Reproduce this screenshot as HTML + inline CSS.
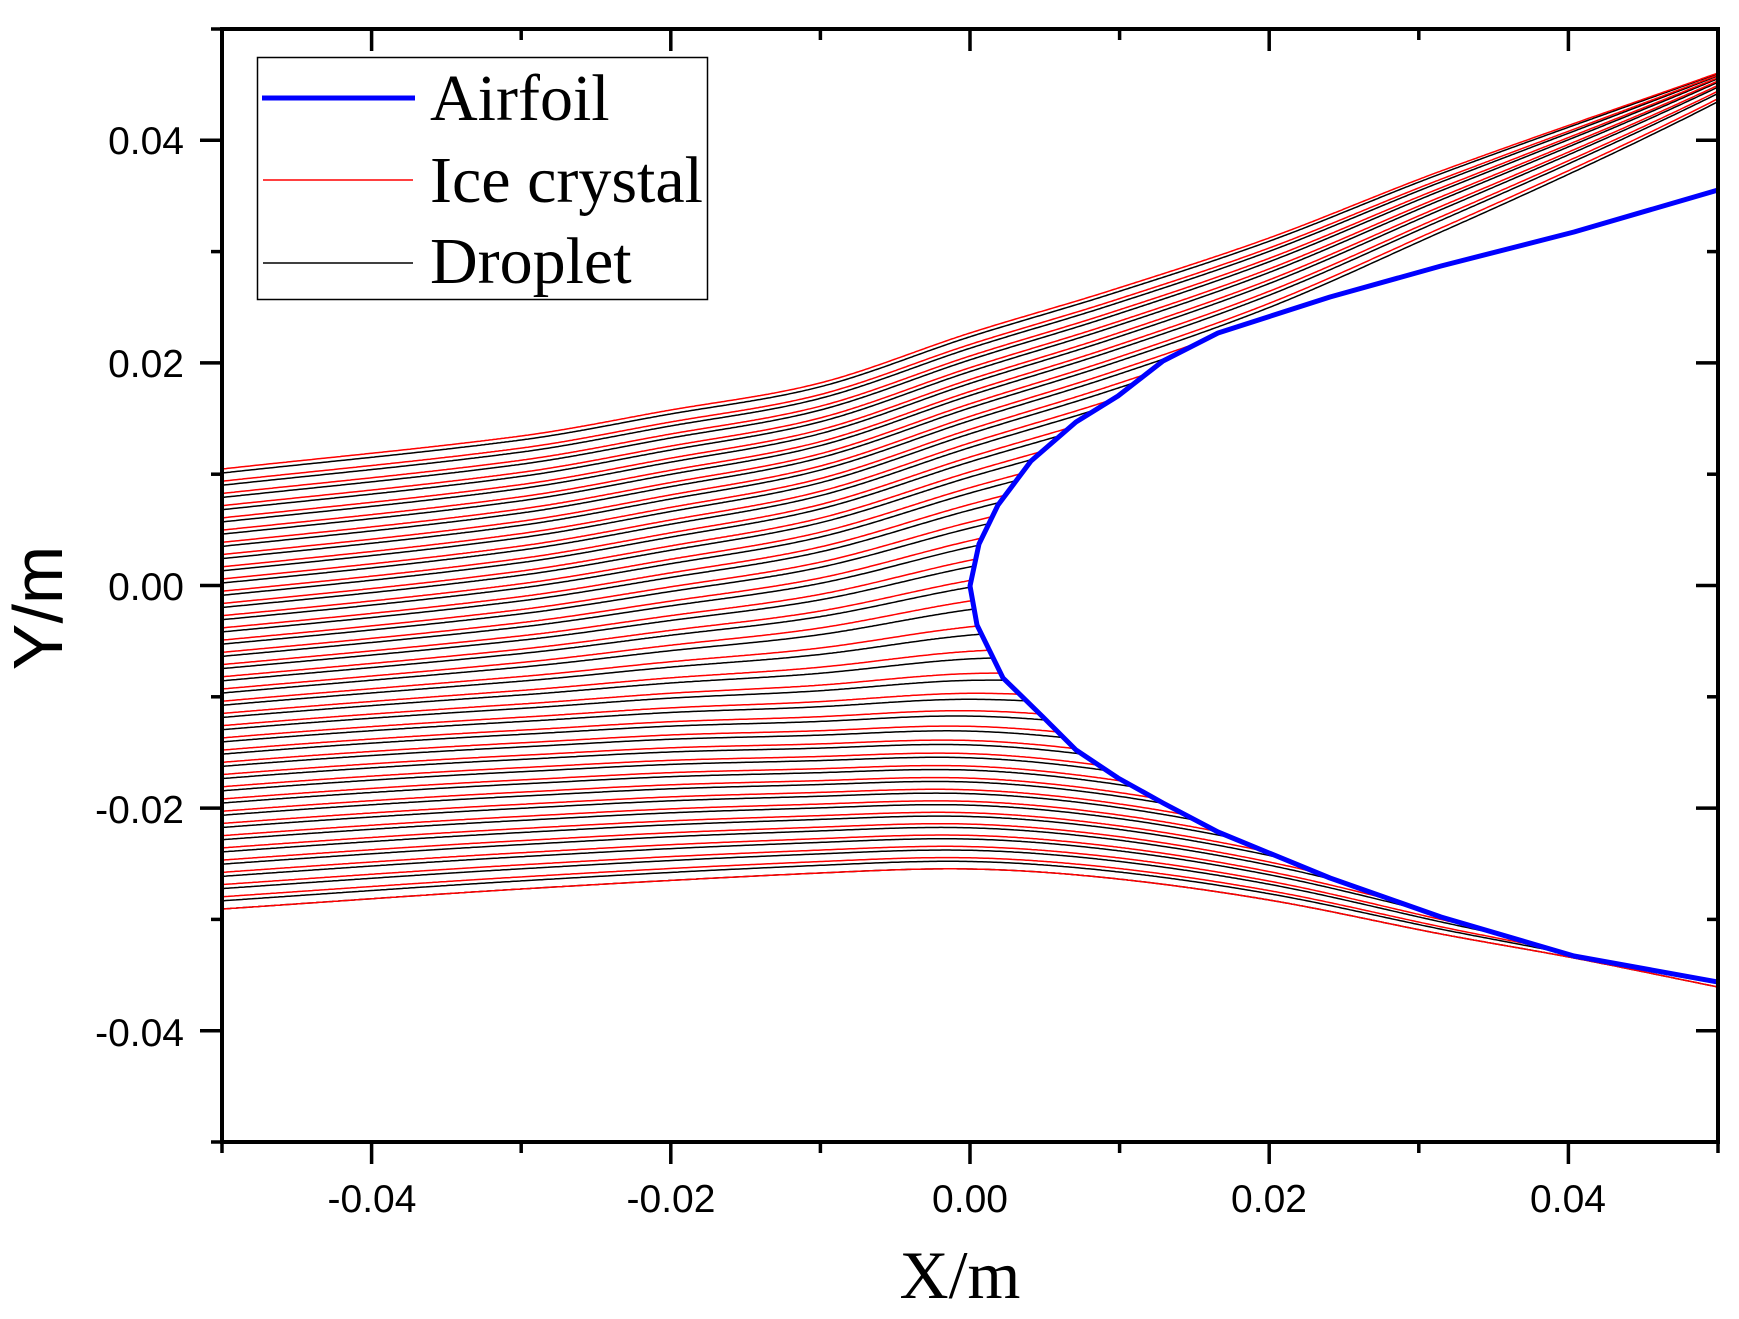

-*-

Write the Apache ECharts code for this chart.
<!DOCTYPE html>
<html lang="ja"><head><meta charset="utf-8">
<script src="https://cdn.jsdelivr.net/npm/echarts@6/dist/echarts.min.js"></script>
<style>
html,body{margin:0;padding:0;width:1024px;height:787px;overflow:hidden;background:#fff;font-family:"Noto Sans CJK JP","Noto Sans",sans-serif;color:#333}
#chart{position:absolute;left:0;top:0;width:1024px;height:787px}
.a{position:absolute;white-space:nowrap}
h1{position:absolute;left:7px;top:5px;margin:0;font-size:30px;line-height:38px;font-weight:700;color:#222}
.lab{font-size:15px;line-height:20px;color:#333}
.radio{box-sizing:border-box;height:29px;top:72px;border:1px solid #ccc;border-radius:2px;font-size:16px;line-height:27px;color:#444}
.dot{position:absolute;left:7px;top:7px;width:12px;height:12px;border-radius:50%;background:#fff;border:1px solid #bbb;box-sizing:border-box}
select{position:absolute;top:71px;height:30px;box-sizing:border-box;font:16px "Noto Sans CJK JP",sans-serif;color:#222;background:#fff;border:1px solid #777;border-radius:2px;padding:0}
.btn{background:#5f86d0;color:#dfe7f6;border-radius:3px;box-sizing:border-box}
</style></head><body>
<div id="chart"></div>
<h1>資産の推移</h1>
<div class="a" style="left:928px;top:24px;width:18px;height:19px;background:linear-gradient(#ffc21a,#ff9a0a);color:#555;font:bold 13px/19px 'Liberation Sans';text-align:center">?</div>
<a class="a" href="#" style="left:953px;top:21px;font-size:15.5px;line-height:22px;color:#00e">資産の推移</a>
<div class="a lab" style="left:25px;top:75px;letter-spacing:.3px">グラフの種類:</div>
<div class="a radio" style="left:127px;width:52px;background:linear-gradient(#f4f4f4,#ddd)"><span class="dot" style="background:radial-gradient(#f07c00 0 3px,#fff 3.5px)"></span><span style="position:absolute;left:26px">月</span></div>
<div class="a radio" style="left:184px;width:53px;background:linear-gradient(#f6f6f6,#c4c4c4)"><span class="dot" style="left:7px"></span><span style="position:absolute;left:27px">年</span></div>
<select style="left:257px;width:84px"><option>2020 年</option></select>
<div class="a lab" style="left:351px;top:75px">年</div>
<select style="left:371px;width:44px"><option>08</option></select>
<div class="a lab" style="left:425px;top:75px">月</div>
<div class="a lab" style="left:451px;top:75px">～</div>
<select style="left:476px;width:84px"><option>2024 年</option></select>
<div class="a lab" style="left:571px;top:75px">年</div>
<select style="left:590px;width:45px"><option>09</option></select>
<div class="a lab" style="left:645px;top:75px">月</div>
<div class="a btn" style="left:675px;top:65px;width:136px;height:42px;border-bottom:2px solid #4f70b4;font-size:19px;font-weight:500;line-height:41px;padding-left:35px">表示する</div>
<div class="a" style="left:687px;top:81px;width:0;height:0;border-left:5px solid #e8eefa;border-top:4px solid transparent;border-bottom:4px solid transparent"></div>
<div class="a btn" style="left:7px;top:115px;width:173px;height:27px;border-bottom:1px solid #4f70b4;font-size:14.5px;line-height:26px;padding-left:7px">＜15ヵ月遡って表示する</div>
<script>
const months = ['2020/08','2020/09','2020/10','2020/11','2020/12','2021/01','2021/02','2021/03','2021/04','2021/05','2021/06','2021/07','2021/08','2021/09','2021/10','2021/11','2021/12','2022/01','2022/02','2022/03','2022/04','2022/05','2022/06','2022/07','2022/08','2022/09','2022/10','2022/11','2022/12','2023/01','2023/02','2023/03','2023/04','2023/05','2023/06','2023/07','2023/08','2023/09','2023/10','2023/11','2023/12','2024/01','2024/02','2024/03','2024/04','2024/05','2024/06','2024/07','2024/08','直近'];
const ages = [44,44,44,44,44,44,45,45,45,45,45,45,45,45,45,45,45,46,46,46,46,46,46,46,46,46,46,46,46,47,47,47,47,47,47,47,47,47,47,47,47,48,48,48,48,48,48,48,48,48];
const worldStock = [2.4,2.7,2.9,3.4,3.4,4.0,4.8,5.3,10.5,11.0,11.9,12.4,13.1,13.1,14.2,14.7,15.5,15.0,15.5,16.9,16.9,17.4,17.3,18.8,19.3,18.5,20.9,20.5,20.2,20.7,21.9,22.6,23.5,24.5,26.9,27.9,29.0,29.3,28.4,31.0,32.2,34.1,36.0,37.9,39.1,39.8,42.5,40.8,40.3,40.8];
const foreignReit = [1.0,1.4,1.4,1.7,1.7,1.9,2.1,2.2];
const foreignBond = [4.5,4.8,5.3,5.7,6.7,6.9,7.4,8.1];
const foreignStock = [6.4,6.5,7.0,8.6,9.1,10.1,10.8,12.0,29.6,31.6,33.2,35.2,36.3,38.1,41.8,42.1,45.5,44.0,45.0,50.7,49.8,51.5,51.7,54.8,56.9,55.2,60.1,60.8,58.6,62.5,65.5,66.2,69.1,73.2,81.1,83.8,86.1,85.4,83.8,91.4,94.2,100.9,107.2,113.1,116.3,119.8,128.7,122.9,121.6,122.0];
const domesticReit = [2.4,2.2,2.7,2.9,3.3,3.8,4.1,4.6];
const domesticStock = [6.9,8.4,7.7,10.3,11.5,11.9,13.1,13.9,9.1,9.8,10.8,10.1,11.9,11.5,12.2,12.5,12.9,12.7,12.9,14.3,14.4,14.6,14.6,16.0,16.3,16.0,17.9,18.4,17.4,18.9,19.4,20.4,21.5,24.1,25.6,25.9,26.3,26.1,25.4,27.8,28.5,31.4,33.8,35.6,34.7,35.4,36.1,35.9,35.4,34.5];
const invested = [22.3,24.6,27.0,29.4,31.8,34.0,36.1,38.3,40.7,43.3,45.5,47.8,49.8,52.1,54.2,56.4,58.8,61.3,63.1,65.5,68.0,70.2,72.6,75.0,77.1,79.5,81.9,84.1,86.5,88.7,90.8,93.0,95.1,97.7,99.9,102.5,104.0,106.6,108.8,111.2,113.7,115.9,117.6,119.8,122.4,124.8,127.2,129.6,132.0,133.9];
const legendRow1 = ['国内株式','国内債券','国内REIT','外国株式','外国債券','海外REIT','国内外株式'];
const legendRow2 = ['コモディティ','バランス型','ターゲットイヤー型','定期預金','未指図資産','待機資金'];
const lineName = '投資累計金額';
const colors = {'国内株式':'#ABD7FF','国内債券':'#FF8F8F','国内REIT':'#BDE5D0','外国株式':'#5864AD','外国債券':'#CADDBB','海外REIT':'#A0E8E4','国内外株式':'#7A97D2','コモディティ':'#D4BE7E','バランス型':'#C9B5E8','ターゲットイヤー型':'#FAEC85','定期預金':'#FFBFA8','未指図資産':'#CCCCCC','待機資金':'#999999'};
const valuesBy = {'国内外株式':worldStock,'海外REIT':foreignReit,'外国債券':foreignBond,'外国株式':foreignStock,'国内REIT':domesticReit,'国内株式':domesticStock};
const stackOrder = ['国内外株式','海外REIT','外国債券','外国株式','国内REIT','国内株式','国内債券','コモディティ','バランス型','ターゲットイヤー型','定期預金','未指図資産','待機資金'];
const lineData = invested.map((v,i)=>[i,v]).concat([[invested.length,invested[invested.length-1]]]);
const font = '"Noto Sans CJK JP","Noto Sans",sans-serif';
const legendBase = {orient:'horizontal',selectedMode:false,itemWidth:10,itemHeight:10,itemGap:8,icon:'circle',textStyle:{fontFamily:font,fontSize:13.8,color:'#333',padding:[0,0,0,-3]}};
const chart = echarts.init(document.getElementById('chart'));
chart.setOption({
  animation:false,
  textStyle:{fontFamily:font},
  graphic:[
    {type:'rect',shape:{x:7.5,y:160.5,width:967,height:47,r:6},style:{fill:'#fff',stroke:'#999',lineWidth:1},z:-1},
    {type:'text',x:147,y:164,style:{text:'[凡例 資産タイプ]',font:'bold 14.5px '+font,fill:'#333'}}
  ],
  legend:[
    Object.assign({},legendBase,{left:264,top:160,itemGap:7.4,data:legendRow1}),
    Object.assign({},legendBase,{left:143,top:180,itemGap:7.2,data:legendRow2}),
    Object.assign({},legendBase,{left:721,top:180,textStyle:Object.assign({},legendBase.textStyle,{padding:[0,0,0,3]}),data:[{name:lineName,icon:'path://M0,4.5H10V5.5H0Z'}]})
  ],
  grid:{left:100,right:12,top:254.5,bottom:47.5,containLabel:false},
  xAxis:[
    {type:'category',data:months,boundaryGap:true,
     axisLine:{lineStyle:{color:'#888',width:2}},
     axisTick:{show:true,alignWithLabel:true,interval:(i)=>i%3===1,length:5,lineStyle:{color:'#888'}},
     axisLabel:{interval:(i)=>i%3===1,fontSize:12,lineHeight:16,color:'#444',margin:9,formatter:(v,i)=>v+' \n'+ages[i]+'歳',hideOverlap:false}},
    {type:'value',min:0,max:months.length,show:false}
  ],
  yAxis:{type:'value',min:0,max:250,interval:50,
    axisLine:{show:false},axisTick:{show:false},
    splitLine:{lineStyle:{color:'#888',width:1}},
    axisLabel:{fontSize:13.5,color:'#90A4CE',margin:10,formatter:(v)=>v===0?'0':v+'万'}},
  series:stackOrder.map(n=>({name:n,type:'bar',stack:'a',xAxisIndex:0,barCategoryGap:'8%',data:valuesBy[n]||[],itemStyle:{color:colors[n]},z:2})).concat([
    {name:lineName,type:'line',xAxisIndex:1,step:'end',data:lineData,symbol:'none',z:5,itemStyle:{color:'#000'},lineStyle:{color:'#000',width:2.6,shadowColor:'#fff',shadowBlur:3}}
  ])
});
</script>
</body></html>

-*-

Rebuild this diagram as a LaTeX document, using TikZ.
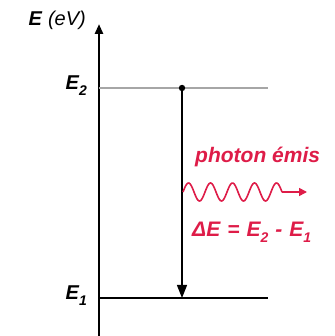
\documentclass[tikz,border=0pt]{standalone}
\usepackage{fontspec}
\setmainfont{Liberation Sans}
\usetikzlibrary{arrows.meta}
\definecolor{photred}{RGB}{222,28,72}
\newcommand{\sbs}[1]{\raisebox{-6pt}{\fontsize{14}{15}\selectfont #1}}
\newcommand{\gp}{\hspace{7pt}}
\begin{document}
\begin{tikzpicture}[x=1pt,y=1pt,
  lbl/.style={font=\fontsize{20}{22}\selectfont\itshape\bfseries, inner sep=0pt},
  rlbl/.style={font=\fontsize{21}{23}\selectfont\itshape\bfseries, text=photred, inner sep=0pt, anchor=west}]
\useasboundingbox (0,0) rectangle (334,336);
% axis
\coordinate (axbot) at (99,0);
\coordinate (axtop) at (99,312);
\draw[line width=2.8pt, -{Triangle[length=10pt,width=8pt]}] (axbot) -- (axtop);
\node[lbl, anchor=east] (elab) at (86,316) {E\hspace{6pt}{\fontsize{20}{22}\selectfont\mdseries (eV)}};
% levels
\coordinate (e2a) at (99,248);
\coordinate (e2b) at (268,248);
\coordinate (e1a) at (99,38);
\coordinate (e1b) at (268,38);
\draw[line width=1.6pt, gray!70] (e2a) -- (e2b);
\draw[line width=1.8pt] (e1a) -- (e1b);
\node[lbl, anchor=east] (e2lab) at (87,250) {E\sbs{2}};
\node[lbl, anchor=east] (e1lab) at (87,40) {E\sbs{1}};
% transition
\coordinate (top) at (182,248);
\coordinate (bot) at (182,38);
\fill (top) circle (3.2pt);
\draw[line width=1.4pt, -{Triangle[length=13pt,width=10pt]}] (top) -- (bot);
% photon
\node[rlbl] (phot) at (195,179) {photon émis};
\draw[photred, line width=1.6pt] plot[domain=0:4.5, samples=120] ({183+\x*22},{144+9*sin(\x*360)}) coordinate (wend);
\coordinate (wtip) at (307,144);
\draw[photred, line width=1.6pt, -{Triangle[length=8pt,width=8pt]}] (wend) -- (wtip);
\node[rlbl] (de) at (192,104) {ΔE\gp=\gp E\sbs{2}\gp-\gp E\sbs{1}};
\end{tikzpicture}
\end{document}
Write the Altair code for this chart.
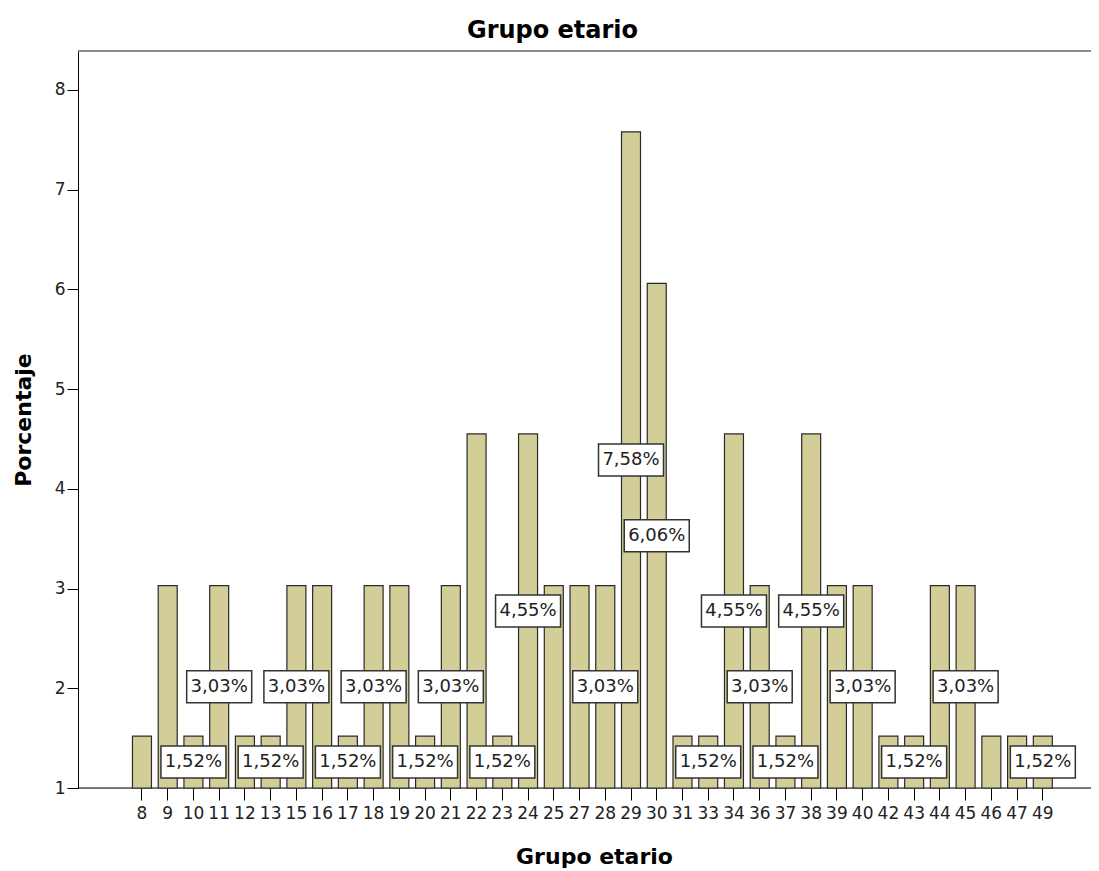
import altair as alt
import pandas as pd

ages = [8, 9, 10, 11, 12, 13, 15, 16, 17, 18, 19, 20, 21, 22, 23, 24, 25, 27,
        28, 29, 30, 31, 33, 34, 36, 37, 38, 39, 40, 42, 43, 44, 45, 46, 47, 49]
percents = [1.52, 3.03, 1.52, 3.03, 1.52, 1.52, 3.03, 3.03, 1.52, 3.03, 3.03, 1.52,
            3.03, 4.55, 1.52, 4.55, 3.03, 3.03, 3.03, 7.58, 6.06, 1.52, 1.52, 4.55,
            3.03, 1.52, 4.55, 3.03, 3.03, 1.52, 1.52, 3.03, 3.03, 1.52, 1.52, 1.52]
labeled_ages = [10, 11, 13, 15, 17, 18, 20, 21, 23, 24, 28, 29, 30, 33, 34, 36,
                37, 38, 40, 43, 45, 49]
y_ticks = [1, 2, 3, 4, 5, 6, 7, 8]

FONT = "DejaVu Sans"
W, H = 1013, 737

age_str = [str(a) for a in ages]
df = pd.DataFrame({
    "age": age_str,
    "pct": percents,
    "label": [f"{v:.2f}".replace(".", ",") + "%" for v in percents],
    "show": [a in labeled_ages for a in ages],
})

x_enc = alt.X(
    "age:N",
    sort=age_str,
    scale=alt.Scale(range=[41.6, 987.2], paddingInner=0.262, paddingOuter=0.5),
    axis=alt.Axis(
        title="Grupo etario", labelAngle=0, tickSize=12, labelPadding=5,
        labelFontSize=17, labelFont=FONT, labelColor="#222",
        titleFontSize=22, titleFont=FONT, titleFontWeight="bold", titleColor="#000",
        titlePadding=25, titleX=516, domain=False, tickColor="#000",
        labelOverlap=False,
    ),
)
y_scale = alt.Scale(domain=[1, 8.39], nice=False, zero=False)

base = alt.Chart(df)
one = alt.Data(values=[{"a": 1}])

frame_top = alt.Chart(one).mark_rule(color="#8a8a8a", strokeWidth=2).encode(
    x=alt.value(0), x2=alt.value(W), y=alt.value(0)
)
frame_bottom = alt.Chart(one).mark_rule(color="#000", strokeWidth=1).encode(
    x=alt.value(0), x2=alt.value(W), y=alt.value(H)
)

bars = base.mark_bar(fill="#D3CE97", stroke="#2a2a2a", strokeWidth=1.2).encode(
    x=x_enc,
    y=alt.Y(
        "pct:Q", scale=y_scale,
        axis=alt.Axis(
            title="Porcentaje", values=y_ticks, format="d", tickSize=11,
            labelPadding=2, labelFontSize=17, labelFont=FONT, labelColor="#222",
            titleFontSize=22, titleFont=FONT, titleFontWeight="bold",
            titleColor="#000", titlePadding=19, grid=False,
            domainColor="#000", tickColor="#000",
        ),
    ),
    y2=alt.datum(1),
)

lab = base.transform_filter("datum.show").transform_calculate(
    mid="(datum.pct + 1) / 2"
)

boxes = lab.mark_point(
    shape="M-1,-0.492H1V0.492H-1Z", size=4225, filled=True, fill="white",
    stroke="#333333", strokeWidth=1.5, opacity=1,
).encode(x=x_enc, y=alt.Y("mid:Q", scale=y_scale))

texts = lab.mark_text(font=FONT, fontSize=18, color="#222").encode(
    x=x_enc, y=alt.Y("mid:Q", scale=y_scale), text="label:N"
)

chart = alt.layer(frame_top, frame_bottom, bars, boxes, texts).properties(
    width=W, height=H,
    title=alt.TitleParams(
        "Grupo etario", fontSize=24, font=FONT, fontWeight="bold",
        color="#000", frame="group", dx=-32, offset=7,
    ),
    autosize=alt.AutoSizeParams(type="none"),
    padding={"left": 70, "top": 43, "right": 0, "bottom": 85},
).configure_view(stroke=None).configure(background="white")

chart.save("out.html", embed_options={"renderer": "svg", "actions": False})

-*-

WRITTEN PROBLEM: Among the lines above, determine how many hold the word "Write"; report the figure alone.

COMPLETED TASK: 2